Provided records >>
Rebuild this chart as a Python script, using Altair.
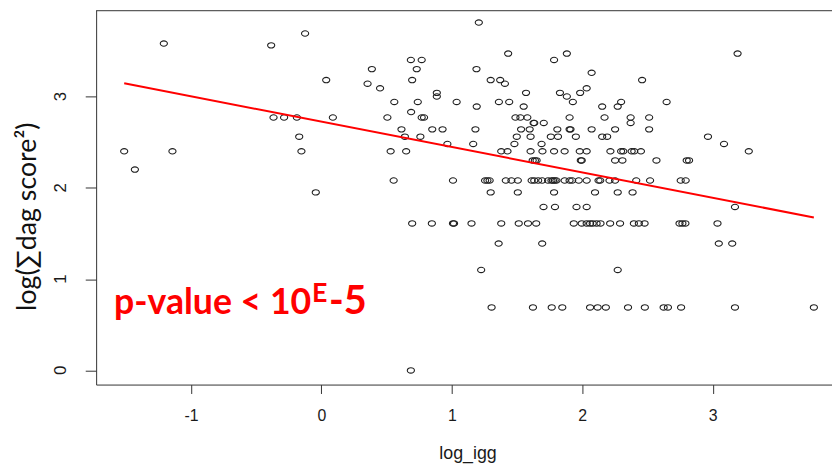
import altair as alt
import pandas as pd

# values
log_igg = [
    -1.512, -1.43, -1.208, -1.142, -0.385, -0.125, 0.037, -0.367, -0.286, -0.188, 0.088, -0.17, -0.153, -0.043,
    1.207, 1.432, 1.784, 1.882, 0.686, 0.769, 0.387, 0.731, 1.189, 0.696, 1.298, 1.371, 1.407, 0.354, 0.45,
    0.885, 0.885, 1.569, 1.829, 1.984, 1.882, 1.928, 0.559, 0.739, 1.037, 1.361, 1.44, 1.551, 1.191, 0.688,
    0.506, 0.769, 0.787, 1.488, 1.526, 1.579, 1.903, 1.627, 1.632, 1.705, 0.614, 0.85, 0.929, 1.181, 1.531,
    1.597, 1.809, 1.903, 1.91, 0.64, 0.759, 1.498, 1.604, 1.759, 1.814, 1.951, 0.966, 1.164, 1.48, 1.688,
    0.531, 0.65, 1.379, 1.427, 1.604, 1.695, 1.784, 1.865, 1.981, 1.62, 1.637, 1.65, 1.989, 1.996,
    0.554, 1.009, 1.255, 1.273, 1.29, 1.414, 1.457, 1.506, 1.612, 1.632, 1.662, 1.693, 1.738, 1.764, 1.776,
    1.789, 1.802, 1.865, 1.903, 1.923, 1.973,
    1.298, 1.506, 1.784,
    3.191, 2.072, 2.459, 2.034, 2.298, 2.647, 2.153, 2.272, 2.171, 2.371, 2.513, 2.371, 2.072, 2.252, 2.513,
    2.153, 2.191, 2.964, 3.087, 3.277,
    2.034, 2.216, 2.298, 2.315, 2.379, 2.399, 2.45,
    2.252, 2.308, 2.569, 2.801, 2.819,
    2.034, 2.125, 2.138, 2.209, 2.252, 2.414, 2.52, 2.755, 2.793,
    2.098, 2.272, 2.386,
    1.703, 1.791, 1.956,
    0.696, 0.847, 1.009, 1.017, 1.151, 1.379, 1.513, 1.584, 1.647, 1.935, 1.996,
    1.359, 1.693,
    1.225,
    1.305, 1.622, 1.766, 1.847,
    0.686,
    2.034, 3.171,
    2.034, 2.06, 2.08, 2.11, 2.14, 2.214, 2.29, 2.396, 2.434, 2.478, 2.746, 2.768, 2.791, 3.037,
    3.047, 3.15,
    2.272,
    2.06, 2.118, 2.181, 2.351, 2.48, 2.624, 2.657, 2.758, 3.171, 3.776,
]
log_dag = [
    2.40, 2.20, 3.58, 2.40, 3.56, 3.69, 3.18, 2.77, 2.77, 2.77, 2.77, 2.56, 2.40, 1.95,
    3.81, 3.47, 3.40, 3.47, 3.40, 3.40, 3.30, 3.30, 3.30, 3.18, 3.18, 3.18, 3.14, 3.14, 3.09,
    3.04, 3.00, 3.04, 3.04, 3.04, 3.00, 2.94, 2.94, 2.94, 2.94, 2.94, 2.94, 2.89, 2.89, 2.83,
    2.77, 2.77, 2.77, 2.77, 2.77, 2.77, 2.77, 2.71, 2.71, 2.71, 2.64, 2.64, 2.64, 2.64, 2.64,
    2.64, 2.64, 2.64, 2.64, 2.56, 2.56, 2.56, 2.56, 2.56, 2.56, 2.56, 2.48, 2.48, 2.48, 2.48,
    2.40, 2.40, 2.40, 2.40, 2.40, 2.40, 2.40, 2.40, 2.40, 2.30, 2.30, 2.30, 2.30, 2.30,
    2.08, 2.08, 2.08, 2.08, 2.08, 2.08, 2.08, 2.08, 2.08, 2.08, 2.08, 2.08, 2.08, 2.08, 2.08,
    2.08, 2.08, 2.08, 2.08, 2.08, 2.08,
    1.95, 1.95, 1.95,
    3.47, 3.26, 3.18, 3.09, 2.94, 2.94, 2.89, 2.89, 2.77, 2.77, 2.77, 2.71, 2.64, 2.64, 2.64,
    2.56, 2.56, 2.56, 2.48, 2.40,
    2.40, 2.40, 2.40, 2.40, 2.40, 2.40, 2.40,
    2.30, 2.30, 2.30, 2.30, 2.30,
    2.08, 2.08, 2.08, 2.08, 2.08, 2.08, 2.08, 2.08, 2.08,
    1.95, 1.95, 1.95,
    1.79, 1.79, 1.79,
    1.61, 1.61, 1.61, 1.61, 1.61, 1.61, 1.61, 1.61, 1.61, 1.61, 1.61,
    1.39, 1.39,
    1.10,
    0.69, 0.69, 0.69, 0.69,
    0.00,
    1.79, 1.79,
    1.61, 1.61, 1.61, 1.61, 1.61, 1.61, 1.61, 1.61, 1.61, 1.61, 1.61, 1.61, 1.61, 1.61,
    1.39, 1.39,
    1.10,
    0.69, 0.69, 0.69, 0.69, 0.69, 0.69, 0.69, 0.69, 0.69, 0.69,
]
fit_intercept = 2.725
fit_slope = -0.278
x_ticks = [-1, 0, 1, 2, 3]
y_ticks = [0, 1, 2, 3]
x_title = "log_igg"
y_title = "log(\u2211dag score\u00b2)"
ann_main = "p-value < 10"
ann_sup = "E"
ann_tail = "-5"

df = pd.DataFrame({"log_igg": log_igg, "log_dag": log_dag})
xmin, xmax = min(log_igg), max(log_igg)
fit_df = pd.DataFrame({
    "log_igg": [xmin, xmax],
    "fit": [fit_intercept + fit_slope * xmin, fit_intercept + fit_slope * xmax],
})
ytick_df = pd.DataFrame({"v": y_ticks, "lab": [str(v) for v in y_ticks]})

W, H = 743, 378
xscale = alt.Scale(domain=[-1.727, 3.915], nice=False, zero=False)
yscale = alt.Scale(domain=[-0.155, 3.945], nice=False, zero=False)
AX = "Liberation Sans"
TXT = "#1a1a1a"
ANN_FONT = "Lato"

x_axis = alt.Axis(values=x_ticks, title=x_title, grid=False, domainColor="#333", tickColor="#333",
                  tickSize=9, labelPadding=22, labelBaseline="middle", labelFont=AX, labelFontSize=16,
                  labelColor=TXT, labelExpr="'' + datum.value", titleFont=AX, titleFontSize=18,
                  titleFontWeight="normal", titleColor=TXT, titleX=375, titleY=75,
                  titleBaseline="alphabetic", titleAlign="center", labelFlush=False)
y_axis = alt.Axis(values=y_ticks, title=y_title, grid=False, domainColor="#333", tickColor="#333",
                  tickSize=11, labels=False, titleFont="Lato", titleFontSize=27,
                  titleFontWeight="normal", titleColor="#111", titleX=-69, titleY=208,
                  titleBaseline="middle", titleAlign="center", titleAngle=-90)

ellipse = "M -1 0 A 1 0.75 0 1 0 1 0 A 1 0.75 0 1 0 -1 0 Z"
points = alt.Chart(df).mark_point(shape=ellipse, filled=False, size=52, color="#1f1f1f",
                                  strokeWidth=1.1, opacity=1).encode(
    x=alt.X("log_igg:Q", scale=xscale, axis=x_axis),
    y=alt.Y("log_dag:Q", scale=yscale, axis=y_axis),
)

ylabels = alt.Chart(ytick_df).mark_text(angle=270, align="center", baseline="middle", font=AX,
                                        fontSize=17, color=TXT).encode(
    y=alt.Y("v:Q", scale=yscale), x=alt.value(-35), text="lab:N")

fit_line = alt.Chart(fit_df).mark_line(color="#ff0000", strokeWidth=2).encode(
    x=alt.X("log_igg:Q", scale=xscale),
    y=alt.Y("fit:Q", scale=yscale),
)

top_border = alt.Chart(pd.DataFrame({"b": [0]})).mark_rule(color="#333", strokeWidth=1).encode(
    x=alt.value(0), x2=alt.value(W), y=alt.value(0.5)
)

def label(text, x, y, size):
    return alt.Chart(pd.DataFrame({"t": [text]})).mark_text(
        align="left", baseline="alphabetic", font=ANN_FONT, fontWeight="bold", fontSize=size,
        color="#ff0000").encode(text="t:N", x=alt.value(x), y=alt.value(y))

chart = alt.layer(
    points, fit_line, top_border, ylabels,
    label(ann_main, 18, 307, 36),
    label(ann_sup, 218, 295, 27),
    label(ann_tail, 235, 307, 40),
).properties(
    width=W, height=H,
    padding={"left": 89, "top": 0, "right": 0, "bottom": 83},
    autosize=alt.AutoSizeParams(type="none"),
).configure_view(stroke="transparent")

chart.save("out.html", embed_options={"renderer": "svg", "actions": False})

---

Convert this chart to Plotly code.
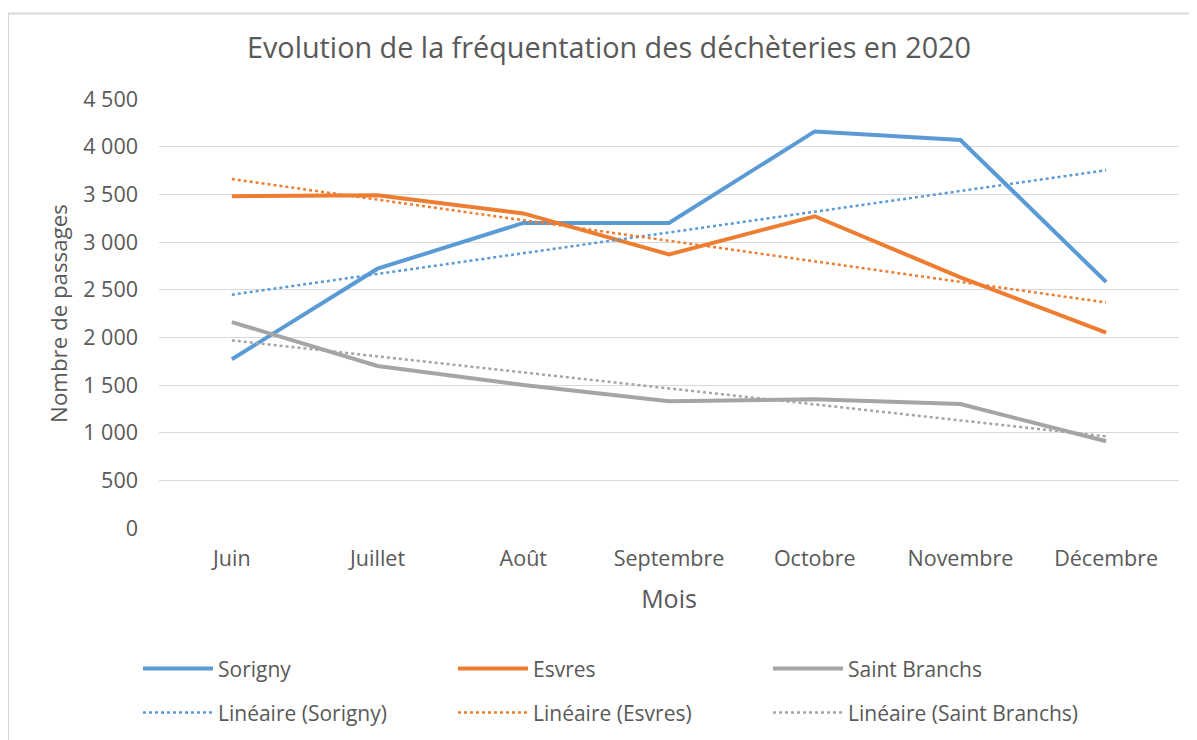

Challenge >> Start with the line that includes "Rebuild this chart" and finish with the line that includes "import pandas as pd": reproduce those lines exactly, nothing before or after, and omit any pictures.

Finished task >>
Rebuild this chart as a Python script, using Altair.
import altair as alt
import pandas as pd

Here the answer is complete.